Dari situlah Melati mendapatkan dasar-dasar gerak seni tradisi Butoh dari Anzu Furukawa. Pada tahun 1997, tugas Anzu Furukawa selesai dan digantikan Marina Abramovic, seniman performans dunia yang terkenal pula. Marina memiliki visi dan misi menciptakan seniman yang mandiri.
Pendidikan Marina tentang persoalan seni performans dengan dasar medium ketubuhan menjadi hal yang pokok. Namun, di balik itu harus dilandasi pengetahuan tentang sesuatu hal yang penting.
”Dari Marina, saya mendapat pertanyaan tentang tradisi saya,” ujar Melati.

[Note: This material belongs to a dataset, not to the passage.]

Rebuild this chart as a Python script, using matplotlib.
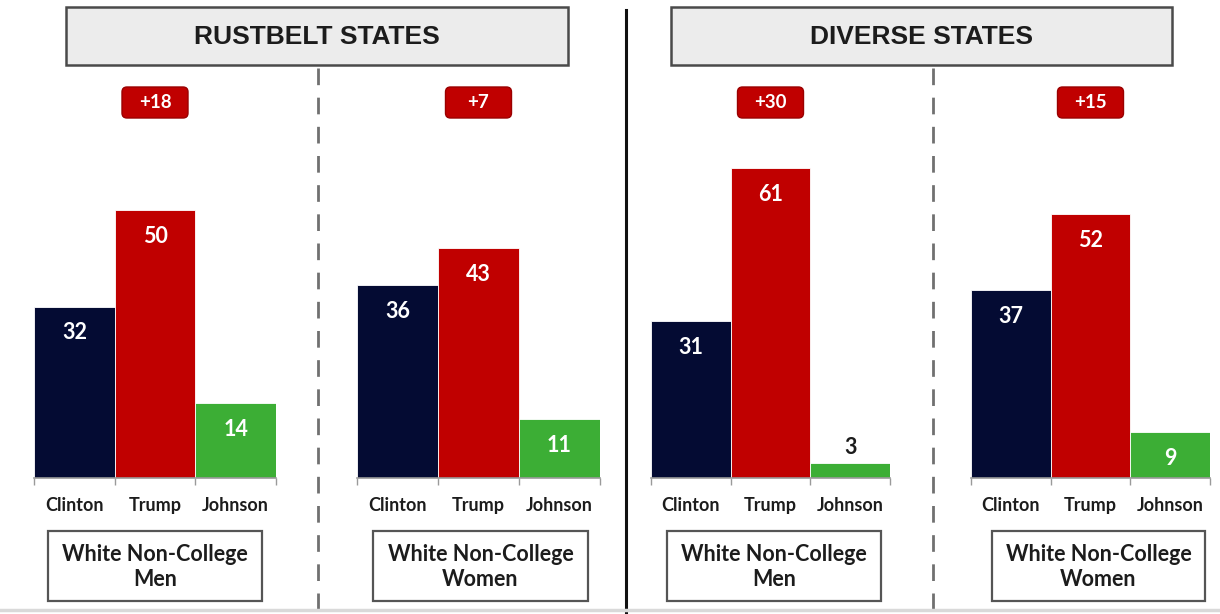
import matplotlib
matplotlib.use('Agg')
import matplotlib.pyplot as plt
from matplotlib.patches import Rectangle, FancyBboxPatch

W, H = 1220, 614

candidates = ["Clinton", "Trump", "Johnson"]
regions = ["RUSTBELT STATES", "DIVERSE STATES"]
groups = ["White Non-College\nMen", "White Non-College\nWomen"]
rustbelt_men = [32, 50, 14]
rustbelt_women = [36, 43, 11]
diverse_men = [31, 61, 3]
diverse_women = [37, 52, 9]

bar_colors = ["#040b33", "#c00000", "#3cae35"]
red = "#c00000"
txt = "#1c1c1c"
font = "Lato"


def fx(px):
    return px / W


def fy(py):
    return 1 - py / H


fig = plt.figure(figsize=(W / 100, H / 100), dpi=100)

# panel layout in pixels: left, right, y-limit
panels = [
    (rustbelt_men, 34, 276, 74.3, groups[0]),
    (rustbelt_women, 357, 600, 74.3, groups[1]),
    (diverse_men, 651, 890, 78.4, groups[0]),
    (diverse_women, 971, 1210, 78.4, groups[1]),
]
base_y = 478
top_y = 80

bar_axes = []
for vals, left, right, ymax, grp in panels:
    ax = fig.add_axes([fx(left), fy(base_y), (right - left) / W, (base_y - top_y) / H])
    ax.bar(range(3), vals, width=1.0, color=bar_colors, edgecolor="white", linewidth=0.6)
    ax.set_xlim(-0.5, 2.5)
    ax.set_ylim(0, ymax)
    for s in ["top", "right", "left"]:
        ax.spines[s].set_visible(False)
    ax.spines["bottom"].set_color("#9a9a9a")
    ax.spines["bottom"].set_linewidth(1.2)
    ax.set_yticks([])
    ax.set_xticks(range(3))
    ax.set_xticklabels(candidates, fontfamily=font, fontweight="bold", fontsize=13, color=txt)
    ax.tick_params(axis="x", which="major", length=0, pad=14)
    ax.set_xticks([-0.5, 0.5, 1.5, 2.5], minor=True)
    ax.tick_params(axis="x", which="minor", length=5, color="#9a9a9a", width=1)
    ax.patch.set_alpha(0)
    for i, v in enumerate(vals):
        if v < 6:
            ax.annotate(str(v), (i, v), xytext=(0, 11), textcoords="offset points",
                        ha="center", va="center", fontfamily=font, fontweight="bold",
                        fontsize=15.5, color=txt)
        else:
            ax.annotate(str(v), (i, v), xytext=(0, -19), textcoords="offset points",
                        ha="center", va="center", fontfamily=font, fontweight="bold",
                        fontsize=15.5, color="white")
    bar_axes.append((ax, vals, grp))

# overlay in pixel coordinates
ov = fig.add_axes([0, 0, 1, 1])
ov.set_xlim(0, W)
ov.set_ylim(H, 0)
ov.axis("off")
ov.patch.set_alpha(0)

# region headers
for name, x0, x1 in [(regions[0], 66, 568), (regions[1], 671, 1172)]:
    ov.add_patch(Rectangle((x0, 7), x1 - x0, 58, facecolor="#ececec", edgecolor="#4a4a4a", lw=1.8))
    ov.text((x0 + x1) / 2, 37, name, ha="center", va="center", fontfamily="Liberation Sans",
            fontweight="bold", fontsize=19, color=txt)

# separators
ov.plot([626, 626], [10, H], color="#111111", lw=2.2)
for x in [318, 933]:
    ov.plot([x, x], [68, H], color="#707070", lw=2, dashes=(6, 4.5))
ov.plot([0, W], [610, 610], color="#d9d9d9", lw=2.5)

# margin boxes and group labels
box_spans = [(48, 262), (373, 588), (667, 881), (992, 1205)]
fig.canvas.draw()
for (ax, vals, grp), (b0, b1) in zip(bar_axes, box_spans):
    cx = ax.transData.transform((1, 0))[0]
    margin = vals[1] - vals[0]
    ov.add_patch(FancyBboxPatch((cx - 33, 87), 66, 31, boxstyle="round,pad=0,rounding_size=5",
                                facecolor=red, edgecolor="#9a0000", lw=1))
    ov.text(cx, 102, f"+{margin}", ha="center", va="center", fontfamily=font,
            fontweight="bold", fontsize=13.5, color="white")
    ov.add_patch(Rectangle((b0, 531), b1 - b0, 70, facecolor="white", edgecolor="#555555", lw=1.6))
    ov.text((b0 + b1) / 2, 567, grp, ha="center", va="center", fontfamily=font,
            fontweight="bold", fontsize=15.5, color=txt, linespacing=1.25)

fig.savefig("out.png", dpi=100)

Alhasil, Melati tumbuh dengan karya-karya seni performans ciptaannya yang berasal dari pembongkaran tradisi Jawa yang melingkupinya. Melati merasakan, ketika berada di Jerman yang makin jauh dari tradisi kehidupan asalnya, justru membuatnya ingin sekali mendekat seni tradisinya.
”Saya menyikapi seni tradisi bukan sebagai obyek komoditas, apalagi eksotisme. Gagasan-gagasan seperti itu tumbuh di masa-masa kolonialisme dan sudah tidak sesuai dengan masa sekarang,” kata Melati.
Salah satu anggota Dewan Kurator Musim Seni Salihara, Hasikin Hasan, mencermati video dokumenter otobiografi Melati Suryodarmo bukan lagi sebagai dokumentasi. Melati menjadikan perangkat video itu menjadi medium karya.
”Video sudah tidak lagi sekadar menjadi alat rekam, tetapi menjadi media karya. Ini menunjukkan pameran daring mampu memancing seniman untuk menjajal tantangan-tantangan baru,” tutur Asikin.
Begitu pula pementasan karya seniman lainnya dalam Musim Seni Salihara. Ada proses adaptasi dengan pementasan daring sehingga diharapkan muncul inovasi-inovasi.